Moving on, how does defining rights like this help my argument that we all acknowledge rights, even those who proclaim “rights don’t exist”? Because when a person does or does not do anything, that is, performs in action, or refrains from performing an action, they are necessarily acknowledging either a limit or a liberty on their own and/or others’ behavior. How so? Because to act is to use resources, starting with one’s body, in the way of one’s choosing, and if we are choosing between resources than we are acknowledging that we believe that we are justified, in some way (subjective), in manipulating the resources in question. We are engaging in a liberty when we act, and we are engaging in a limitation when we prevent someone (maybe ourselves) from acting, according to our own subjective conceptions of justice. Therefore, every actor presupposes some underlying rights-based structure, typically beginning with some theory of self-ownership, and often expanded into a theory of property.

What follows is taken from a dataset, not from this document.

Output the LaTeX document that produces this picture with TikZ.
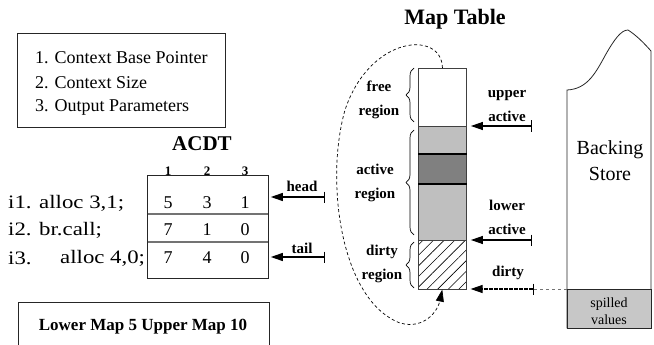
\documentclass[tikz,border=0pt]{standalone}
\usepackage{fontspec}
\setmainfont{Liberation Serif}
\newfontfamily\wideserif{Liberation Serif}[FakeStretch=1.2]
\usetikzlibrary{arrows.meta,decorations.pathreplacing,patterns.meta}

\begin{document}
\begin{tikzpicture}[x=1pt,y=-1pt,
  txt/.style={font=\fontsize{18}{20}\selectfont, inner sep=0pt},
  instr/.style={font=\wideserif\fontsize{19}{20}\selectfont, inner sep=0pt, anchor=west},
  lbl/.style={font=\bfseries\fontsize{15}{24}\selectfont, inner sep=0pt, align=center},
  ttl/.style={font=\bfseries\fontsize{21}{22}\selectfont, inner sep=0pt},
  hdr/.style={font=\bfseries\fontsize{13}{13}\selectfont, inner sep=0pt},
  frame/.style={draw=black!85, line width=0.8pt, inner sep=0pt, anchor=north west},
  cell/.style={draw=black!75, line width=0.9pt, inner sep=0pt, anchor=north west, minimum width=48pt},
  ptr/.style={line width=1.1pt, {Bar[width=11pt,line width=1.4pt]}-{Triangle[length=12pt,width=8pt]}},
  regbrace/.style={decorate, decoration={brace, amplitude=8pt}, line width=0.7pt},
  loop/.style={line width=0.7pt, dash pattern=on 3pt off 2.5pt, -{Triangle[length=12pt,width=8pt]}}
]
\useasboundingbox (0,0) rectangle (654,345);

% ---- field legend ----
\node[frame, minimum width=208pt, minimum height=94pt] (legend) at (17,33) {};
\node[txt, anchor=west] (f1) at (35,58) {1. Context Base Pointer};
\node[txt, anchor=west] (f2) at (35,83) {2. Context Size};
\node[txt, anchor=west] (f3) at (35,107) {3. Output Parameters};

% ---- ACDT ----
\node[ttl] (acdtttl) at (202,144) {ACDT};
\node[frame, minimum width=121pt, minimum height=103pt] (acdt) at (147,175) {};
\draw[black!55, line width=1.6pt] (147.5,214) -- (267.5,214);
\draw[black!55, line width=1.6pt] (147.5,242) -- (267.5,242);
\node[hdr] (c1) at (168,171) {1};
\node[hdr] (c2) at (207,171) {2};
\node[hdr] (c3) at (245,171) {3};
\foreach \a/\b/\c/\y in {5/3/1/203, 7/1/0/230, 7/4/0/258}{
  \node[txt] at (168,\y) {\a};
  \node[txt] at (207,\y) {\b};
  \node[txt] at (245,\y) {\c};
}
\node[instr] (i1) at (8,203) {i1. alloc 3,1;};
\node[instr] (i2) at (8,230) {i2. br.call;};
\node[instr] (i3) at (8,258) {i3.};
\node[instr] (i3b) at (60,258) {alloc 4,0;};

\coordinate (hd) at (325,197);
\coordinate (tl) at (325,257);
\draw[ptr, shorten >=2pt] (hd) -- (hd -| acdt.east);
\draw[ptr, shorten >=2pt] (tl) -- (tl -| acdt.east);
\node[lbl] (headl) at (302,186) {head};
\node[lbl] (taill) at (302,248) {tail};

% ---- map bounds ----
\node[frame, minimum width=251pt, minimum height=50pt] (mapbox) at (18,302) {};
\node[font=\bfseries\fontsize{17}{18}\selectfont, inner sep=0pt] (mapt) at (143,327) {Lower Map 5 Upper Map 10};

% ---- Map Table ----
\node[ttl, font=\bfseries\fontsize{22}{22}\selectfont] (mapttl) at (455,19) {Map Table};
\node[cell, minimum height=58pt] (free) at (418,68) {};
\node[cell, minimum height=28pt, fill=black!25] (act1) at (418,126) {};
\node[cell, minimum height=29pt, fill=black!50] (act2) at (418,154) {};
\node[cell, minimum height=57pt, fill=black!25] (act3) at (418,183) {};
\node[cell, minimum height=49pt, pattern={Lines[angle=45,distance=7.5pt,line width=0.6pt]}] (dirty) at (418,240) {};
\draw[black!75, line width=0.9pt] (dirty.north west) rectangle (dirty.south east);
\draw[black, line width=1.4pt] (act2.north west) -- (act2.north east);
\draw[black, line width=1.4pt] (act2.south west) -- (act2.south east);

\draw[regbrace] (414,122) -- (414,68);
\draw[regbrace] (414,235) -- (414,130);
\draw[regbrace] (414,288) -- (414,242);
\node[lbl] (freel) at (379,100) {free\\region};
\node[lbl] (actl) at (375,183) {active\\region};
\node[lbl] (dirtyl) at (382,264) {dirty\\region};

\draw[loop] (free.north) .. controls (442,30) and (370,35) .. (345,110)
  .. controls (325,180) and (340,300) .. (400,323)
  .. controls (425,330) and (438,310) .. (dirty.south);

\coordinate (ua) at (532,126);
\coordinate (la) at (532,240);
\coordinate (dt) at (534,289);
\draw[ptr, shorten >=4pt] (ua) -- (ua -| free.east);
\draw[ptr, shorten >=4pt] (la) -- (la -| act3.east);
\draw[ptr, shorten >=4pt, dash pattern=on 4pt off 1pt] (dt) -- (dt -| dirty.east);
\node[lbl] (ual) at (507,106) {upper\\active};
\node[lbl] (lal) at (507,217) {lower\\active};
\node[lbl] (dtl) at (508,273) {dirty};

% ---- Backing Store ----
\draw[black!85, line width=0.8pt] (567,328) -- (567,90)
  .. controls (588,89) and (596,72) .. (606,54)
  .. controls (614,40) and (621,30) .. (628,30)
  .. controls (636,35) and (644,43) .. (651,51) -- (651,328) -- cycle;
\node[frame, fill=black!22, minimum width=84pt, minimum height=39pt] (spill) at (567,289) {};
\node[font=\fontsize{20}{26}\selectfont, inner sep=0pt, align=center] (bs) at (610,161) {Backing\\Store};
\node[font=\fontsize{14}{17}\selectfont, inner sep=0pt, align=center] (spt) at (609,311) {spilled\\values};
\draw[black!55, dashed, line width=0.8pt] (dt) -- (spill.west |- dt);
\end{tikzpicture}
\end{document}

To conclude I’d like to make one more point as clear as I can. I am not arguing that a particular conception of rights is universally acknowledged, or that rights exist outside of our mental constructions, or that rights as a mental construction ever enforce themselves naturally. What I am arguing is that to act is to acknowledge that the actor believes in rights in some subjectively conceived way. Nobody who acts can escape this without engaging in performative contradiction (their behavior contradicts their words). It simply can’t be done. Every limitation we impose on ourselves or others, or liberty we enjoy or allow others to enjoy, is an acknowledgement of rights. Because that’s what rights are: the claim, by word or by action, that some behaviors may be justly limited, and others, liberated.